Power generation facilities—coal, gas, nuclear, and renewable—rely on thousands of valves in steam generation, steam distribution, turbine control, feedwater, cooling water, and auxiliary systems. The most demanding valve service in power plants involves high-temperature, high-pressure steam circuits where material properties, design quality, and maintenance practices are critical for plant reliability and safety. Understanding the specific valve types and requirements in power plant steam cycles helps engineers specify, procure, and maintain these critical assets.

Main Steam and Hot Reheat Valve Requirements

Main steam valves in large power plants handle steam conditions ranging from subcritical (540°C, 160 bar) to supercritical (580-620°C, 250-320 bar) and ultra-supercritical (650°C, 350 bar and above). At these conditions, valve body materials must be high-alloy creep-resistant steels: P91 (9Cr-1Mo-V), P92 (9Cr-2W-Mo-V), P122, or austenitic stainless steels for the most extreme ultra-supercritical conditions. Main steam stop valves and combined stop-control valves provide isolation and turbine load control; they must be capable of fast closure (1-2 seconds for turbine trip protection) while operating continuously at temperature.

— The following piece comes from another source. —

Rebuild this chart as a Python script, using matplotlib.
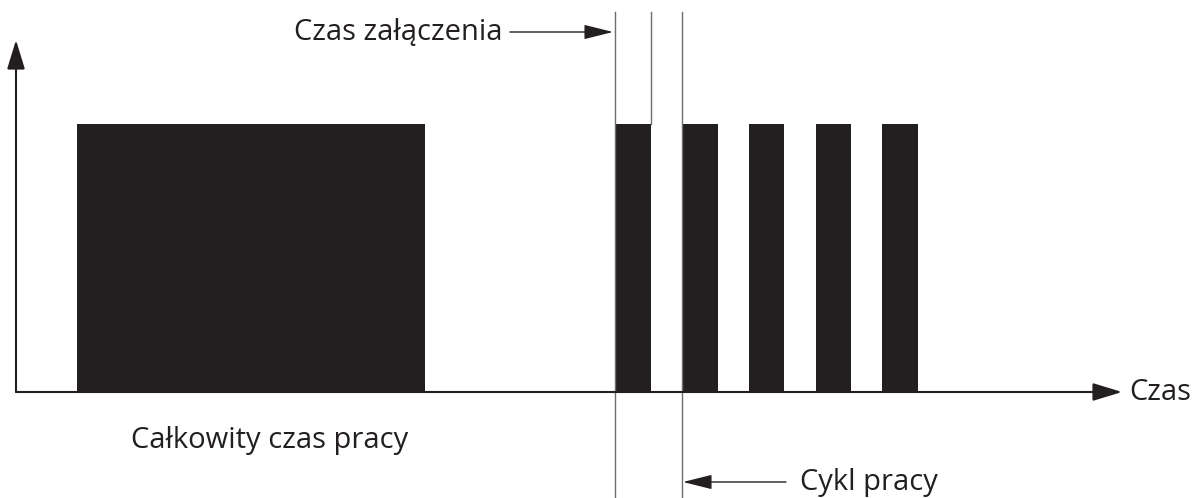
import matplotlib.pyplot as plt
from matplotlib.patches import Rectangle

# on-off pulses (start, end) in time units, height in signal units
block_starts = [77, 615, 682, 749, 816, 882]
block_ends = [425, 651, 718, 784, 851, 918]
block_height = 268

# reference lines for the cycle / on-time markers
marker_x = [615, 651, 682]
marker_top = [380, 380, 380]
marker_bottom = [-106, 268, -106]

labels = ["Czas załączenia", "Cykl pracy", "Całkowity czas pracy", "Czas"]

fig = plt.figure(figsize=(11.92, 4.98), dpi=100)
ax = fig.add_axes([0, 0, 1, 1])
ax.set_xlim(-16, 1176)
ax.set_ylim(-106, 392)
ax.axis('off')

dark = '#231f20'
plt.rcParams['font.family'] = ['Open Sans', 'DejaVu Sans']

for s, e in zip(block_starts, block_ends):
    ax.add_patch(Rectangle((s - 16, 0), e - s, block_height, color=dark, lw=0))

for x, t, b in zip(marker_x, marker_top, marker_bottom):
    ax.plot([x - 16, x - 16], [b, t], color='#6d6d6d', lw=1)

# axes with arrow heads
arrow = dict(arrowstyle='-|>,head_length=1.8,head_width=0.55', color=dark, lw=1.5,
             shrinkA=0, shrinkB=0)
ax.annotate('', xy=(1106, 0), xytext=(0, 0), arrowprops=arrow)
ax.annotate('', xy=(0, 352), xytext=(0, 0), arrowprops=arrow)

thin = dict(arrowstyle='-|>,head_length=1.8,head_width=0.45', color=dark, lw=1,
            shrinkA=0, shrinkB=0)
ax.annotate('', xy=(597, 360), xytext=(494, 360), arrowprops=thin)
ax.annotate('', xy=(667, -90), xytext=(770, -90), arrowprops=thin)

fs = 21
ax.text(486, 360, labels[0], fontsize=fs, color=dark, ha='right', va='center')
ax.text(784, -90, labels[1], fontsize=fs, color=dark, ha='left', va='center')
ax.text(254, -48, labels[2], fontsize=fs, color=dark, ha='center', va='center')
ax.text(1113, 0, labels[3], fontsize=fs, color=dark, ha='left', va='center')

fig.savefig('out.png', dpi=100)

Main steam valves are subject to strict NDE requirements including volumetric examination of welds and body sections to detect creep damage and stress corrosion cracks during overhaul.

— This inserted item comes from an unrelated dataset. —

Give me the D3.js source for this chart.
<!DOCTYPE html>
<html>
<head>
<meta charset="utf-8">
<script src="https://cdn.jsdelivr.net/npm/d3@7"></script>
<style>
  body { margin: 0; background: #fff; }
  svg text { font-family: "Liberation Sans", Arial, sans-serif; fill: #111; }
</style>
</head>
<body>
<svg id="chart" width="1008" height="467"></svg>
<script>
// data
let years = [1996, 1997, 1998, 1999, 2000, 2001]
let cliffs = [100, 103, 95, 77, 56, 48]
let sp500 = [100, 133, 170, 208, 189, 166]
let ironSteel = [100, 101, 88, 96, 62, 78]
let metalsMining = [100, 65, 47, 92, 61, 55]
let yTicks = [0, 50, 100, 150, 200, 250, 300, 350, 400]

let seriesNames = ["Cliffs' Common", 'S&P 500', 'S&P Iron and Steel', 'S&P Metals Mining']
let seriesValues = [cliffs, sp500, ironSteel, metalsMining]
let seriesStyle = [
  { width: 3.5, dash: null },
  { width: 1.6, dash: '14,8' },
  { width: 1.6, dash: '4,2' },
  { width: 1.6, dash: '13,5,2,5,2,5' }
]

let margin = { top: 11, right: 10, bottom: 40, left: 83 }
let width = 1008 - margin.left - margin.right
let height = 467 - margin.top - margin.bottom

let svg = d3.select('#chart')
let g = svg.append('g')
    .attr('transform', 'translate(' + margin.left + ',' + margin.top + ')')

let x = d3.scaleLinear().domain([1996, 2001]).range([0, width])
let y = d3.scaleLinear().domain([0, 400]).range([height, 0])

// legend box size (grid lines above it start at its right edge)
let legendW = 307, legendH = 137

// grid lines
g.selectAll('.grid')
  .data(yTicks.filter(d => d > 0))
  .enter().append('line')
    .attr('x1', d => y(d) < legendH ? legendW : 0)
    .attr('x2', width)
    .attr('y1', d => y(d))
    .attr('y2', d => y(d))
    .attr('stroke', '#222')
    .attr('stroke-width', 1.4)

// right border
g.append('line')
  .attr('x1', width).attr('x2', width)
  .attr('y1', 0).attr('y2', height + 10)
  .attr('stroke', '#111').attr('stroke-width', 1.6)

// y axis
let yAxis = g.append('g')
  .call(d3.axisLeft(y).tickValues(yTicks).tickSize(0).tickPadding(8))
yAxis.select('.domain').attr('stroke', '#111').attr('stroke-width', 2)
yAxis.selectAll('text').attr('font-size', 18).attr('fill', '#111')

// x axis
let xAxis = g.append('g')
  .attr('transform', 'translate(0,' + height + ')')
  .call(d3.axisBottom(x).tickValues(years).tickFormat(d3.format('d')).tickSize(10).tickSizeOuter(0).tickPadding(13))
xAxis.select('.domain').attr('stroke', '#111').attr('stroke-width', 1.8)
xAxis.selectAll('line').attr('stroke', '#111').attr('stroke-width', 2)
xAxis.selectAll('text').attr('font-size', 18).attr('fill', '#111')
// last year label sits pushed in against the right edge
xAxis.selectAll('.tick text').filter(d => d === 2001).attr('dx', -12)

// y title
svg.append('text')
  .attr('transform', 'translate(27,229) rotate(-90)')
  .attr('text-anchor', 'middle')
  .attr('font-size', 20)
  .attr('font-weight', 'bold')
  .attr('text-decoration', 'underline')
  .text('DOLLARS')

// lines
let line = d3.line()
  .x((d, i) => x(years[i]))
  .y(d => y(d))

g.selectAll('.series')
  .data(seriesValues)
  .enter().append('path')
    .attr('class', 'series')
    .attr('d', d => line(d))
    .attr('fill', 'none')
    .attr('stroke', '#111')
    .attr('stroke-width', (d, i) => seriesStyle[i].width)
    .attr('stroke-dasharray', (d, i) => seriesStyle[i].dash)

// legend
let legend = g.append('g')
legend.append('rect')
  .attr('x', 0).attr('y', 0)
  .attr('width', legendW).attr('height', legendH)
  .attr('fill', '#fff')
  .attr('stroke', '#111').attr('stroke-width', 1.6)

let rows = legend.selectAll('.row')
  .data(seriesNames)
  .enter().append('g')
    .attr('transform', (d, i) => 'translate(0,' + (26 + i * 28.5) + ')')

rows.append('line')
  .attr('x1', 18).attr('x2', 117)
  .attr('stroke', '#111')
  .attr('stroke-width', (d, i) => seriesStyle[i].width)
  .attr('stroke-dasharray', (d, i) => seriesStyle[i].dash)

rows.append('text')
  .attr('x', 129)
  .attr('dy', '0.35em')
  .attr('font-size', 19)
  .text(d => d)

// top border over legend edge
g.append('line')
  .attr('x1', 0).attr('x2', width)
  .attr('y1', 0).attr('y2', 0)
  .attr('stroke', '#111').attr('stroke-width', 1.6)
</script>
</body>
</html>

  • Subcritical steam: ~160 bar, 540°C—P11 or P22 (Cr-Mo) alloy steel bodies acceptable

  • Supercritical: 250 bar, 580°C—P91 (9Cr-1Mo-V) standard for main steam valves

  • Ultra-supercritical: 350 bar, 650°C—P92, P122, or austenitic SS bodies required

  • Main steam stop valve: combined isolation and trip function—fast close on trip signal

  • HP bypass valve: routes steam around HP turbine during startup and trip—severe erosion service

Boiler Feedwater and Attemperating Valves

Boiler feedwater valves control high-pressure water flow from the feedwater pump to the boiler economizer and steam drum. Feedwater control valves operate in challenging conditions: high differential pressure (200-300 bar), subcooled water near cavitation conditions, and continuous cycling in response to boiler demand. Multi-stage pressure reduction trim (anti-cavitation cage) is standard for feedwater control valves to prevent cavitation damage from the high pressure drop. Feedwater isolation and check valves ensure that the boiler cannot drain backward through the feedwater system during rapid depressurization. Boiler attemperating (desuperheating) valves inject precise amounts of feedwater into the superheater steam path to control superheat temperature; they require fast-response positioning and tight shutoff to prevent water carryover at low steam flows.

Turbine Bypass and Auxiliary Valves

High-pressure and low-pressure turbine bypass valves allow plant startup and hot standby without fully loading the turbine by routing steam directly to the condenser through pressure reducing and desuperheating stages. Bypass valves see the most severe service conditions in the power plant: the HP bypass valve takes a pressure drop from main steam pressure (250+ bar) to LP turbine inlet pressure in a single valve, creating extreme erosive conditions and requiring multi-stage pressure reduction trim. Cooling water isolation, condenser air extraction, gland steam control, and extraction steam control valves serve auxiliary systems throughout the power plant. These auxiliary valves are often standard industrial types, but their failure can cause turbine trips and forced outages with significant revenue impact, justifying high-quality specifications and rigorous maintenance programs.